Not saying I don’t think Pickens isn’t planning on cashing in on some of the ridiculous alternative energy mandates the Left has in store for us.
Follow the money.
Actually, Pickens has been very up-front in stating that without subsidies, his plan makes no sense. So it is a raid on the treasury masquerading as an energy program, as far as I am concerned.
Why do we, as a country, want to invest in expensive technology when good, cheap, well developed energy sources are available in abundance and without subsidy, if we just lift the restrictions? This is madness!

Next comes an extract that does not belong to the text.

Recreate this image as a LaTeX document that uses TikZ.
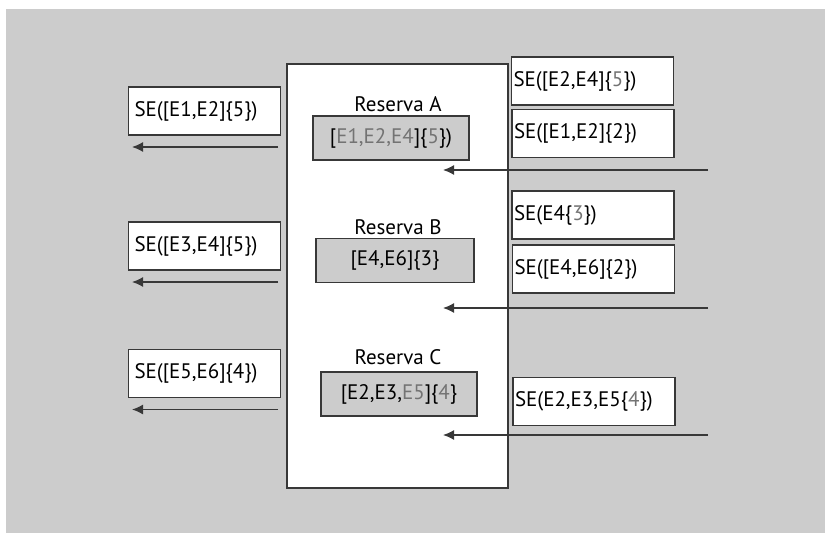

The government should just get the Hell out of the way and let the markets take care of this. If Pickens can make a buck on CNG and windmills, he should. If he can't make a buck, he has no business doing it.
Oil is still the best energy source.
Personally, I’m putting a big-ass spinnacre on my minivan this morning. If you hear someone on I-95 screaming “tacking to starboard!”, you might want to watch out.
I think he is also buying up water from the indians in Oklahoma. Their water will now be used to create power for Texas.
This jumped out at me...
The author seems awfully sure of himself that natural gas is "nonrenewable", I'm not so sure, and I doubt, if questioned, that the author could provide a scientific defense of this.
And WHY are we importing for "foreign sources"? Because greenies use the gov't and the courts to stop domestic sources.
Hey, LA Times - TREES are a "renewable resource" and you watermelons don't want us to use those either.
Follow the money and where it will go.
T. Boone’s plan, like all plans to raid the Taxpayers’ pocketbooks, is not the best plan.
http://www.smartmoney.com/invisiblehand/index.cfm?story=20080708-foreign-oil
Pickens seems to forget that, under that scenario, every city and town, every vacant lot, every green-space field, every abandoned industrial acre, would be covered many layers deep in now-junked gasoline cars and trucks. There's no way the "recycling infrastructure" would be able to handle that volume of junked cars. I wonder how "green" the environ-weenies will feel then, seeing sky-high piles of old cars -- rusting away, leaching fluids and heavy metals, providing habitats for untold trillions of mosquitoes, flies, and rats -- everywhere they go.